Outside the window of the company building, a yellow pipeline runs down a scaffolding in two right angles and then disappears into a field. “This line will soon make a significant contribution to securing Germany’s energy supply,” said Joschka Knuth (Greens), State Secretary in the Schleswig-Holstein Ministry for Energy Transition, Climate Protection, Environment and Nature, at a specialist conference in the Brunsbüttel Ports building on Monday.

The first natural gas from the Brunsbüttel Elbe port will soon be fed into the Schleswig-Holstein distribution network through the new, three-kilometre-long connecting line. In this way, the Hamburg natural gas market will also be indirectly relieved.

Three floating import terminals for refrigerated, liquefied natural gas (LNG) are scheduled to go into operation around the turn of the year. They are converted LNG tankers, so-called FSRU (Floating Storage and Regasification Units), which expand the liquefied natural gas, which has been cooled to minus 163 degrees, back into a gaseous state and then forward it to the land network. In such an installation, there are two tankers for gas imports – one that brings the LNG and one for regasification.

So far, Germany has not used LNG because it was sufficiently supplied with Russian pipeline gas. After the start of the Ukraine war, however, Russia stopped its deliveries this year, including through the Nord Stream 1 Baltic Sea pipeline. Now Germany’s seaports are suddenly becoming even more important for energy supply.

Wilhelmshaven recently announced that its pier for a floating LNG import station was ready. According to the Federal Ministry of Economics, the first LNG from a tanker is to be fed in there on December 21st.

However, Brunsbüttel is also ready, having taken a different approach to preparation. The Elbehafen did not build a new pier for a floating LNG import terminal, but converted an existing pier. Oil and propane are usually landed there. A new LNG feeder is also being built – but Brunsbüttel can already take over chilled, liquefied natural gas.

“We are still working on many details, but we already have a finished berth for an FSRU,” said Frank Schnabel, head of Brunsbüttel Ports and its parent company Schramm Group, the WELT. He assumes that immediately after the arrival of the floating import terminal in Brunsbüttel, the first LNG tanker will also moor next to it.

The energy company RWE, which is responsible for LNG imports via Brunsbüttel, has not yet given any dates for the arrival of the FSRU and the first delivery with a tanker.

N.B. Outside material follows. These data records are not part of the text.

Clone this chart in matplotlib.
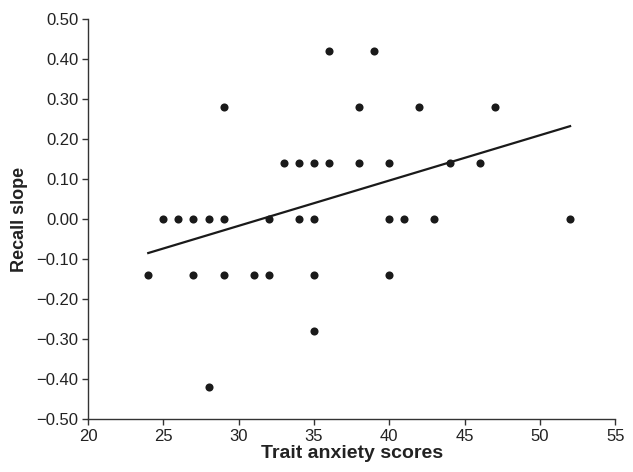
import matplotlib

matplotlib.use("Agg")
import matplotlib.pyplot as plt

plt.rcParams["font.family"] = ["Liberation Sans", "DejaVu Sans"]

# trait anxiety score and recall slope for each participant
anxiety = [36, 39,
           29, 38, 42, 47,
           33, 34, 35, 36, 38, 40, 44, 46,
           25, 26, 27, 28, 29, 32, 34, 35, 40, 41, 43, 52,
           24, 27, 29, 31, 32, 35, 40,
           35,
           28]
recall = [0.42, 0.42,
          0.28, 0.28, 0.28, 0.28,
          0.14, 0.14, 0.14, 0.14, 0.14, 0.14, 0.14, 0.14,
          0.00, 0.00, 0.00, 0.00, 0.00, 0.00, 0.00, 0.00, 0.00, 0.00, 0.00, 0.00,
          -0.14, -0.14, -0.14, -0.14, -0.14, -0.14, -0.14,
          -0.28,
          -0.42]

# regression line end points
fit_x = [24, 52]
fit_y = [-0.085, 0.232]

xticks = [20, 25, 30, 35, 40, 45, 50, 55]
yticks = [-0.5, -0.4, -0.3, -0.2, -0.1, 0.0, 0.1, 0.2, 0.3, 0.4, 0.5]

fig = plt.figure(figsize=(6.33, 4.72), dpi=100)
ax = fig.add_axes([0.139, 0.112, 0.833, 0.848])

ax.scatter(anxiety, recall, s=34, color="#1a1a1a", zorder=3, linewidths=0)
ax.plot(fit_x, fit_y, color="#1a1a1a", linewidth=1.6, zorder=2)

ax.set_xlim(20, 55)
ax.set_ylim(-0.5, 0.5)
ax.set_xticks(xticks)
ax.set_yticks(yticks)
ax.set_yticklabels([f"{v:.2f}".replace("-", "\u2212") for v in yticks])

for side in ("top", "right"):
    ax.spines[side].set_visible(False)
for side in ("left", "bottom"):
    ax.spines[side].set_color("#333333")
    ax.spines[side].set_linewidth(1.0)
ax.tick_params(direction="out", length=4, width=1.0, color="#333333",
               labelsize=12, labelcolor="#222222", pad=3)

ax.set_xlabel("Trait anxiety scores", fontsize=14, fontweight="bold",
              labelpad=1, color="#222222")
ax.set_ylabel("Recall slope", fontsize=13, fontweight="bold",
              labelpad=6, color="#222222")

fig.savefig("out.png", dpi=100)
plt.close(fig)
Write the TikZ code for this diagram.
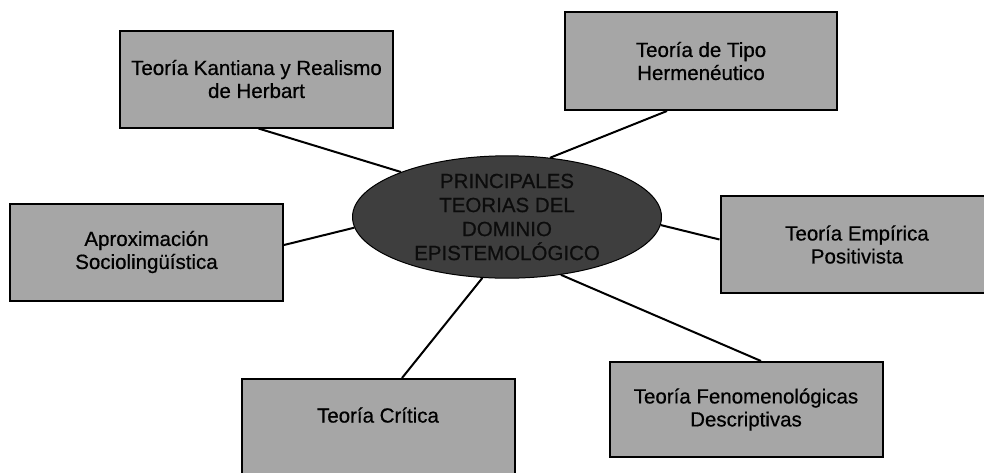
\documentclass[tikz,border=0pt]{standalone}
\usepackage{fontspec}
\setmainfont{Liberation Serif}
\newfontfamily\diagfont{Liberation Sans}[FakeBold=0.6]
\usetikzlibrary{shapes.geometric}
\definecolor{boxgray}{RGB}{166,166,166}
\definecolor{hubgray}{RGB}{62,62,62}
\definecolor{hubink}{RGB}{12,12,12}

\tikzset{
  theory/.style={draw=black,line width=2pt,fill=boxgray,minimum width=273pt,
    minimum height=97pt,align=center,inner sep=0pt,
    font=\diagfont\fontsize{20.5}{23}\selectfont},
  hub/.style={ellipse,draw=black,line width=1pt,fill=hubgray,minimum width=309pt,
    minimum height=120pt,align=center,inner sep=0pt,
    font=\diagfont\fontsize{20.5}{24}\selectfont\color{hubink}},
  spoke/.style={line width=2pt,black}
}

\begin{document}
\begin{tikzpicture}[x=1pt,y=-1pt]
  \useasboundingbox (0,0) rectangle (984,472);
  \clip (0,0) rectangle (984,472);
  % central ellipse
  \node[hub] (hub) at (507,217) {PRINCIPALES\\TEORIAS DEL\\DOMINIO\\EPISTEMOLÓGICO};
  % theory boxes
  \node[theory] (kant) at (256.5,79) {Teoría Kantiana y Realismo\\de Herbart};
  \node[theory,minimum width=272pt,minimum height=98pt] (herm) at (701,61) {Teoría de Tipo\\Hermenéutico};
  \node[theory] (aprox) at (146.5,252) {Aproximación\\Sociolingüística};
  \node[theory] (empir) at (857,244.5) {Teoría Empírica\\Positivista};
  \node[theory,minimum height=112pt,text depth=40pt,anchor=north] (crit) at (378,378) {Teoría Crítica};
  \node[theory,minimum height=95pt] (fenom) at (746,409.5) {Teoría Fenomenológicas\\Descriptivas};
  % connectors
  \draw[spoke] (kant.south)++(2,0) coordinate (k1) -- (hub.157);
  \draw[spoke] (herm.south)++(-34,0) coordinate (h1) -- (hub.54);
  \draw[spoke] (aprox.east)++(0,-7) coordinate (a1) -- (hub.184);
  \draw[spoke] (empir.west)++(0,-5) coordinate (e1) -- (hub.357);
  \draw[spoke] (crit.north)++(24,0) coordinate (c1) -- (hub.248);
  \draw[spoke] (fenom.north)++(15,0) coordinate (f1) -- (hub.313);
\end{tikzpicture}
\end{document}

According to the current status, the historically first LNG delivery to Germany could still take place in December via both Wilhelmshaven and Brunsbüttel. Further floating LNGs import terminals are to be located in Stade and Lubmin in the future. In Lubmin, a purely private-sector project that is not co-financed by the state is about to be completed.

After an initial setback this summer, Hamburg in turn wants to continue trying to get its own floating LNG import terminal, albeit a much smaller ship than initially planned. Fixed LNG import terminals are also planned for the coming years in Wilhelmshaven, Stade and Brunsbüttel. All of these plants are intended to largely replace Russian natural gas imports.

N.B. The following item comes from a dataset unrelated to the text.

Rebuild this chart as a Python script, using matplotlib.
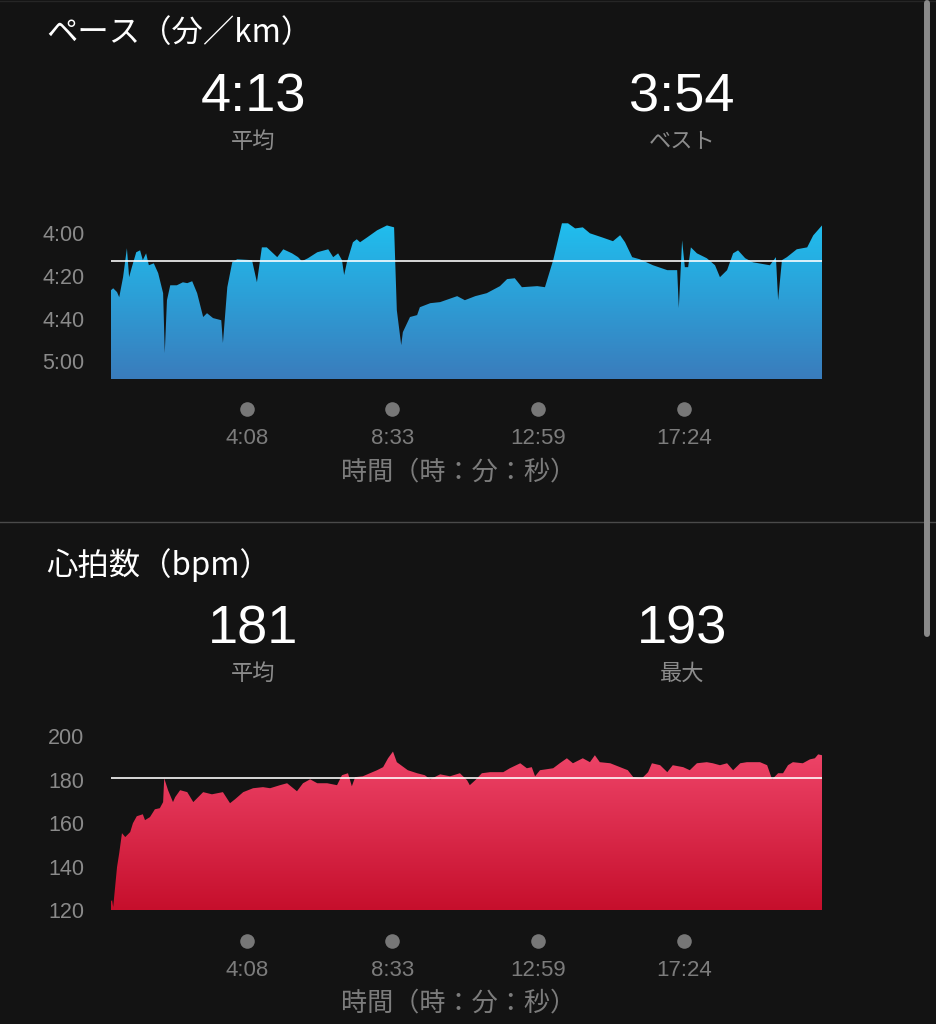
import numpy as np
import matplotlib
matplotlib.use('Agg')
import matplotlib.pyplot as plt
from matplotlib.colors import LinearSegmentedColormap
from matplotlib.lines import Line2D
from matplotlib import transforms

W, H = 937, 1024
bg = '#131313'

# elapsed time (s) / pace (s per km)
pace_t = [0, 4, 11, 15, 22, 29, 33, 38, 46, 53, 58, 64, 69, 78, 86, 95, 98, 102, 108, 120,
          131, 139, 148, 157, 168, 175, 186, 201, 204, 212, 221, 230, 257, 266, 275, 284, 303,
          314, 330, 341, 348, 359, 376, 396, 405, 414, 421, 425, 430, 441, 448, 454, 467, 485,
          503, 516, 521, 529, 532, 545, 558, 563, 582, 600, 631, 645, 664, 685, 709, 722, 736,
          749, 777, 791, 806, 822, 833, 846, 860, 873, 895, 915, 928, 937, 950, 964, 988, 1014,
          1032, 1035, 1041, 1046, 1052, 1057, 1068, 1086, 1101, 1110, 1123, 1134, 1143, 1156,
          1170, 1201, 1212, 1216, 1223, 1232, 1250, 1269, 1280, 1296]
pace_v = [266.7, 265.8, 267.6, 270.0, 260.6, 247.0, 260.6, 255.9, 248.9, 248.0, 252.6, 249.4,
          255.0, 254.1, 258.7, 268.1, 296.2, 271.4, 264.4, 264.4, 263.0, 263.4, 262.5, 268.1,
          279.3, 277.5, 279.8, 280.8, 291.5, 265.3, 253.6, 252.2, 252.6, 263.0, 246.6, 246.6,
          251.2, 247.5, 249.4, 251.2, 253.1, 251.7, 248.9, 247.5, 251.2, 249.4, 252.6, 259.6,
          253.6, 244.2, 242.8, 244.2, 241.9, 238.6, 236.3, 237.2, 276.1, 292.5, 286.4, 279.3,
          278.4, 274.7, 272.8, 272.3, 269.5, 271.4, 269.5, 268.1, 264.8, 261.5, 261.1, 265.3,
          264.8, 265.3, 252.6, 235.3, 235.3, 237.7, 237.2, 240.0, 241.9, 243.7, 240.9, 244.2,
          251.2, 252.2, 255.0, 257.3, 257.3, 275.1, 243.3, 255.9, 255.9, 246.6, 249.4, 251.7,
          255.0, 260.6, 257.3, 249.4, 248.0, 251.7, 253.6, 255.0, 251.2, 271.4, 252.6, 251.2,
          247.5, 246.6, 241.0, 236.3]
pace_avg = 253
pace_ticks = [240, 260, 280, 300]
pace_tick_labels = ['4:00', '4:20', '4:40', '5:00']

# elapsed time (s) / heart rate (bpm)
hr_t = [0, 2, 4, 11, 15, 20, 26, 35, 40, 47, 58, 62, 71, 80, 89, 95, 97, 104, 113, 117, 126,
        139, 150, 157, 168, 184, 204, 217, 226, 241, 259, 277, 290, 308, 321, 339, 350, 363,
        376, 394, 412, 421, 432, 439, 445, 459, 485, 496, 505, 514, 521, 541, 558, 572, 582,
        600, 618, 636, 649, 654, 664, 676, 691, 715, 727, 746, 758, 767, 773, 782, 806, 818,
        831, 842, 860, 873, 882, 891, 910, 928, 942, 952, 968, 979, 986, 1001, 1014, 1024,
        1043, 1055, 1068, 1086, 1097, 1110, 1123, 1134, 1147, 1159, 1170, 1183, 1196, 1205,
        1216, 1225, 1234, 1243, 1261, 1274, 1283, 1289, 1296]
hr_v = [124, 124.6, 121.4, 139.8, 146.2, 155.4, 153.6, 155.9, 160.0, 163.2, 164.1, 161.4,
        162.8, 166.4, 166.9, 169.7, 180.7, 175.2, 169.7, 172.0, 175.2, 174.3, 169.7, 171.5,
        174.3, 173.3, 174.3, 169.2, 171.0, 174.3, 176.1, 176.6, 176.1, 177.5, 178.4, 174.7,
        178.4, 180.2, 178.4, 178.4, 177.5, 182.1, 183.0, 177.0, 181.2, 181.6, 184.4, 185.8,
        189.9, 193.0, 188.1, 184.4, 183.0, 182.1, 180.2, 182.5, 181.6, 183.0, 179.8, 177.5,
        179.8, 183.0, 183.5, 183.5, 185.3, 187.6, 185.3, 185.8, 181.6, 184.4, 185.3, 187.6,
        189.9, 187.6, 189.9, 188.1, 191.3, 188.1, 187.6, 185.8, 184.4, 181.2, 180.7, 183.5,
        187.6, 186.7, 183.5, 186.7, 185.8, 184.4, 187.6, 188.1, 187.6, 186.7, 187.6, 184.4,
        187.6, 188.1, 188.1, 188.1, 186.7, 180.2, 183.0, 183.0, 186.7, 188.1, 187.6, 189.4,
        189.9, 191.7, 191.3]
hr_avg = 181
hr_ticks = [120, 140, 160, 180, 200]
hr_tick_labels = ['120', '140', '160', '180', '200']

total = 1296
x_ticks = [248, 513, 779, 1044]
x_tick_labels = ['4:08', '8:33', '12:59', '17:24']

jp = ['Noto Sans CJK JP', 'DejaVu Sans']
num = ['Liberation Sans', 'DejaVu Sans']
plt.rcParams['font.family'] = jp

fig = plt.figure(figsize=(W / 100, H / 100), dpi=100, facecolor=bg)


def fx(px):
    return px / W


def fy(py):
    return 1 - py / H


def panel(top, bottom, ylim, t, v, avg, c_top, c_bot, yticks, ylabels, dot_y, lab_y, axlab_y):
    ax = fig.add_axes([fx(111), fy(bottom), fx(822) - fx(111), (bottom - top) / H])
    ax.set_facecolor(bg)
    poly = ax.fill_between(t, v, ylim[0], color='none', lw=0)
    grad = np.linspace(0, 1, 256).reshape(-1, 1)
    cmap = LinearSegmentedColormap.from_list('g', [c_bot, c_top])
    im = ax.imshow(grad, cmap=cmap, aspect='auto', origin='lower',
                   extent=[0, total, ylim[0], ylim[1]], interpolation='bilinear')
    im.set_clip_path(poly.get_paths()[0], transform=ax.transData)
    ax.set_xlim(0, total)
    ax.set_ylim(*ylim)
    ax.axhline(avg, color='white', lw=1.3, alpha=0.9)
    for s in ax.spines.values():
        s.set_visible(False)
    ax.set_xticks([])
    ax.set_yticks(yticks, ylabels)
    ax.tick_params(axis='y', length=0, pad=19, labelcolor='#8a8a8a', labelsize=15.5)
    for lb in ax.get_yticklabels():
        lb.set_fontfamily(num)
    tr = transforms.blended_transform_factory(ax.transData, fig.transFigure)
    ax.scatter(x_ticks, [fy(dot_y)] * len(x_ticks), s=110, color='#777777',
               transform=tr, clip_on=False, lw=0)
    for xt, lab in zip(x_ticks, x_tick_labels):
        ax.text(xt, fy(lab_y), lab, transform=tr, ha='center', va='center',
                color='#7c7c7c', fontsize=16, family=num)
    fig.text(fx(459), fy(axlab_y), '時間（時：分：秒）', ha='center', va='center',
             color='#7c7c7c', fontsize=18.8)
    return ax


def header(y0, title, v1, l1, v2, l2):
    fig.text(fx(46), fy(y0), title, ha='left', va='center', color='white', fontsize=22.6)
    fig.text(fx(253), fy(y0 + 64), v1, ha='center', va='center', color='white',
             fontsize=39, family=num)
    fig.text(fx(253), fy(y0 + 108), l1, ha='center', va='center', color='#8c8c8c', fontsize=16)
    fig.text(fx(682), fy(y0 + 64), v2, ha='center', va='center', color='white',
             fontsize=39, family=num)
    fig.text(fx(682), fy(y0 + 108), l2, ha='center', va='center', color='#8c8c8c', fontsize=16)


header(33, 'ペース（分／km）', '4:13', '平均', '3:54', 'ベスト')
panel(212, 379, (308.4, 230), pace_t, pace_v, pace_avg, '#1ec3f2', '#3a7cbc',
      pace_ticks, pace_tick_labels, 409, 439, 472)

fig.add_artist(Line2D([0, 1], [fy(522), fy(522)], transform=fig.transFigure,
                      color='#4a4a4a', lw=1))
fig.add_artist(Line2D([0, 1], [fy(1), fy(1)], transform=fig.transFigure,
                      color='#262626', lw=1))

header(565, '心拍数（bpm）', '181', '平均', '193', '最大')
panel(732, 910, (120, 202), hr_t, hr_v, hr_avg, '#f34b70', '#c60f2c',
      hr_ticks, hr_tick_labels, 941, 970, 1003)

# scroll indicator
fig.add_artist(Line2D([fx(927), fx(927)], [fy(3), fy(634)], transform=fig.transFigure,
                      color='#8a8a8a', lw=4.3, solid_capstyle='round'))

fig.savefig('out.png', dpi=100, facecolor=bg)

Frank Schnabel is regarded as a pioneer of the LNG idea in northern Germany. Eleven years ago, he first proposed the construction of an LNG bunker station and later a permanent import terminal in Brunsbüttel in order to put Germany’s natural gas supply on a broader footing.

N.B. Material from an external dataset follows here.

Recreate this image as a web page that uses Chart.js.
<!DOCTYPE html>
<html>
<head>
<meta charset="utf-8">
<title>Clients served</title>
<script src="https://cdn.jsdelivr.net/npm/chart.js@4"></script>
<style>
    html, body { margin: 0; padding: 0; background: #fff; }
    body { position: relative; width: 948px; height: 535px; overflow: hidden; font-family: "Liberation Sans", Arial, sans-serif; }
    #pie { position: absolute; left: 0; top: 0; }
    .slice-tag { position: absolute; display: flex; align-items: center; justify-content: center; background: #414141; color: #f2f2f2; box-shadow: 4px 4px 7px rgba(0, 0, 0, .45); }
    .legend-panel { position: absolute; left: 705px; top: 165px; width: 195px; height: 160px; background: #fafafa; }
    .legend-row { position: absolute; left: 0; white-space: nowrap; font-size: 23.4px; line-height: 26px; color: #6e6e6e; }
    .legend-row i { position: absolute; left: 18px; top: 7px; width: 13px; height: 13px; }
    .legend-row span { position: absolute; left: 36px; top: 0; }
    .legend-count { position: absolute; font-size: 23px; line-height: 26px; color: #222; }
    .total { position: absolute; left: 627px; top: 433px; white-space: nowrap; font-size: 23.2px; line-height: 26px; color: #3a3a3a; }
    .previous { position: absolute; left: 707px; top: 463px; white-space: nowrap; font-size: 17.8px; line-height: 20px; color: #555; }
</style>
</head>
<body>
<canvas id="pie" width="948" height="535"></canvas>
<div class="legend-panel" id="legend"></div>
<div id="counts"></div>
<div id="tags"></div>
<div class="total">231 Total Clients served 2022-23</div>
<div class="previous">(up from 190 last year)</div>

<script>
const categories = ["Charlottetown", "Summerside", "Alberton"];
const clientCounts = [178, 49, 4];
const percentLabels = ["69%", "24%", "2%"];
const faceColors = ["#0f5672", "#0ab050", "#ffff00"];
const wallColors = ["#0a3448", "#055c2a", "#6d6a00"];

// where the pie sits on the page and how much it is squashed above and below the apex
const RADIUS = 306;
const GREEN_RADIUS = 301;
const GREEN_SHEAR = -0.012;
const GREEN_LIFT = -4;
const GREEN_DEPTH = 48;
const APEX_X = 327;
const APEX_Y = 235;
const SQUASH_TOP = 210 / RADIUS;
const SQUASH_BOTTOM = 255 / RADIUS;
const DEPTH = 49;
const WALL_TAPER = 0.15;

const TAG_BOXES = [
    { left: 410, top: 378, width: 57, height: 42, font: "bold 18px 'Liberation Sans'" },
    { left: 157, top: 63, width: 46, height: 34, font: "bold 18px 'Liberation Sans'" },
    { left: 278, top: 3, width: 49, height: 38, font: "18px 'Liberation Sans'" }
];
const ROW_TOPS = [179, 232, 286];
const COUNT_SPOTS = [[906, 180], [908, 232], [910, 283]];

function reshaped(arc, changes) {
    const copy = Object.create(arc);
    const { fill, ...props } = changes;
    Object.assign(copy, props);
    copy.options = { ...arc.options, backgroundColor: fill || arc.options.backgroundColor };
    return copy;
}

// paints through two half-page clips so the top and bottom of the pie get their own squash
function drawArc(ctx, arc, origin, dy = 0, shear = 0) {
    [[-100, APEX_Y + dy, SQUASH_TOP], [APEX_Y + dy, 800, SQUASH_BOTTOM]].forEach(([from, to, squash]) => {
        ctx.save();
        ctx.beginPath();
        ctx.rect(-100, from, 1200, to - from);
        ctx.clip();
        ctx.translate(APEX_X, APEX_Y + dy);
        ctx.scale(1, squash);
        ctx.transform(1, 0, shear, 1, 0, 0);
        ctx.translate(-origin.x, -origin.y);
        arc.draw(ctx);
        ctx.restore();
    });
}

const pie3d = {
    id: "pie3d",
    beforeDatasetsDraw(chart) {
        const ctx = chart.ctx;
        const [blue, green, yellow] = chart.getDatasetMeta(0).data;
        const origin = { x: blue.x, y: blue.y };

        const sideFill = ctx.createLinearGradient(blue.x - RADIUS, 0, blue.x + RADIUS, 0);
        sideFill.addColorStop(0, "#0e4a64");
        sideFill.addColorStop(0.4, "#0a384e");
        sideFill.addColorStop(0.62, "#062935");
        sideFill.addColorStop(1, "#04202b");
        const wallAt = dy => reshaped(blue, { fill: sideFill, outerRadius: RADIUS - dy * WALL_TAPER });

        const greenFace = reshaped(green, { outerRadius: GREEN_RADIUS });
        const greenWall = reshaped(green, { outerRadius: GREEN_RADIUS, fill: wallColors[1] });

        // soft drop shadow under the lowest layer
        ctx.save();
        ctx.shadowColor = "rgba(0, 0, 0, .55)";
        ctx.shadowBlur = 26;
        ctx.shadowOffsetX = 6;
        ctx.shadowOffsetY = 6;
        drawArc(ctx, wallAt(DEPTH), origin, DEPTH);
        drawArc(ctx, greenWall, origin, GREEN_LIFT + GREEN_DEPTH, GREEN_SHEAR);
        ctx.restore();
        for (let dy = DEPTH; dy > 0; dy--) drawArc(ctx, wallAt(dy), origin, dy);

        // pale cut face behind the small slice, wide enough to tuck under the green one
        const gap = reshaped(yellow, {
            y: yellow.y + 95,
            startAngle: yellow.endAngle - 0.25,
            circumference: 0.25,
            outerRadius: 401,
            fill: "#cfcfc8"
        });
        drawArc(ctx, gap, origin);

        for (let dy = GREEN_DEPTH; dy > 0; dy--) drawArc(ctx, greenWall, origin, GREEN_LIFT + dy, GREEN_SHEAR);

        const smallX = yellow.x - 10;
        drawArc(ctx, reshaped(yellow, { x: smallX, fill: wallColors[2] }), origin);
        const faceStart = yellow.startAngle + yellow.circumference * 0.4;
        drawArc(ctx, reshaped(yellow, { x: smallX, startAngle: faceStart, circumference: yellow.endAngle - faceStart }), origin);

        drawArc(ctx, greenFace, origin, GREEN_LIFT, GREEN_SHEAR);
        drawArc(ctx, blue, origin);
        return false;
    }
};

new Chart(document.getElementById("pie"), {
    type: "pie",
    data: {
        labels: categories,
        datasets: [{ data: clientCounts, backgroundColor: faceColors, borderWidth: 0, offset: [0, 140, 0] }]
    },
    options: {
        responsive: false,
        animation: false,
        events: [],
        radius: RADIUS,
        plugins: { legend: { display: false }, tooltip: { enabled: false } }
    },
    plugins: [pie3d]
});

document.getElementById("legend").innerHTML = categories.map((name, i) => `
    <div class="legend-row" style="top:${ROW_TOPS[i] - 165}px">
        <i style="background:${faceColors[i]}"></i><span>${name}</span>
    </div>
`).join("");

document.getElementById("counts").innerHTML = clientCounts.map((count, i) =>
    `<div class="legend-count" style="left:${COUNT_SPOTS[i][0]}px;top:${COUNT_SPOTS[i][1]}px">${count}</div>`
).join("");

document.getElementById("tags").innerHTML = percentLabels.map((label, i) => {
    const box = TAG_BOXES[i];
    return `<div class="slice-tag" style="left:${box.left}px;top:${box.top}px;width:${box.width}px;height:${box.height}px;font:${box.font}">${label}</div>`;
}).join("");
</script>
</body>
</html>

Because of the massive imports from Russia at the time – more than half of Germany’s annual requirement of around 100 billion cubic meters of natural gas used to come from there – Schnabel was not heard from politicians. Shortly before the Ukraine war at the end of 2021, it was still unclear whether a permanent LNG import terminal could be built in Brunsbüttel.

Schnabel is promoting intensive cooperation between the Lower Elbe ports in the future energy supply with LNG, but also with “green” hydrogen and its derivatives. And he is pushing for a significantly better rail connection to the port of Brunsbüttel and for upgrading the energy infrastructure in the other German seaports.

“In the coming years we will need everything we can get in terms of LNG and later green hydrogen,” said Schnabel WELT. “Therefore, the ports must also be upgraded quickly and comprehensively in order to ensure future security of supply.”